The oil company is trying to close the valuation gap with its peers so it is also reining in its spending. Capital expenditures for the current year are forecast between $22 billion and $24 billion. Combined with its cost-cutting savings and increasing its distributions to shareholders, which are targeted at 30% to 40% of cash flows, Shell looks positioned for success.
SHEL stock fell over 5% last week, which makes its valuation extremely discounted. The oil stock trades at just 8 times next year’s earnings, a fraction of its sales, and a bargain-basement 7 times free cash flow. With a dividend yielding 4% annually, the oil company is a very attractive stock to buy now.

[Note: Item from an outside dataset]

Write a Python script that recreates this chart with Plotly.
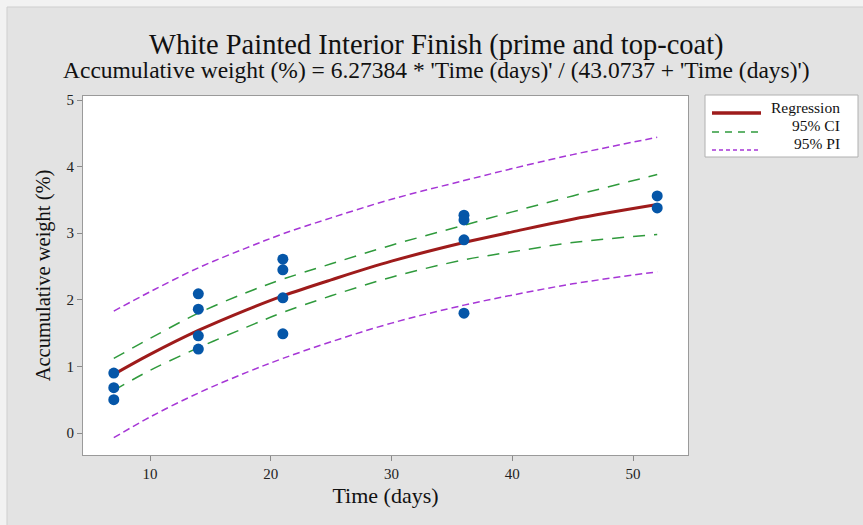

Enterprise Products Partners (EPD)
Midstream leader Enterprise Products Partners (NYSE:EPD) is the third energy stock to add to your buy list. It is one of the largest operators in the field with over 50,000 miles of pipeline and storage capacity for more than 300 million barrels of liquids. Enterprise also just agreed to acquire privately held natural gas gathering and treating services company Pinon Midstream for $950 million in cash.
It is a significant acquisition because Pinon’s Delaware Basin sour gas treating system pushes Enterprise Products’ plans to expand into the market forward by three to four years. There is a substantial lack of such services in the region, which has 7,500 wells, leading to restrictions on drilling activity. The Delaware Basin is located in the New Mexico and Texas region.
Producers have noted the lack of sour gas treating options. This acquisition gives Enterprise a leading foothold in the market. Coupled with the midstream operator’s existing solid financial standing, this could be a major growth initiative for the stock.
This probably explains why EPD stock was barely affected by this week’s oil industry news. Enterprise Products Partners operates on long-term, take-or-pay contracts. That means regardless of whether its customers use its capacity or take the product, it gets paid. That produces a very stable revenue stream and makes EPD a stock to buy now.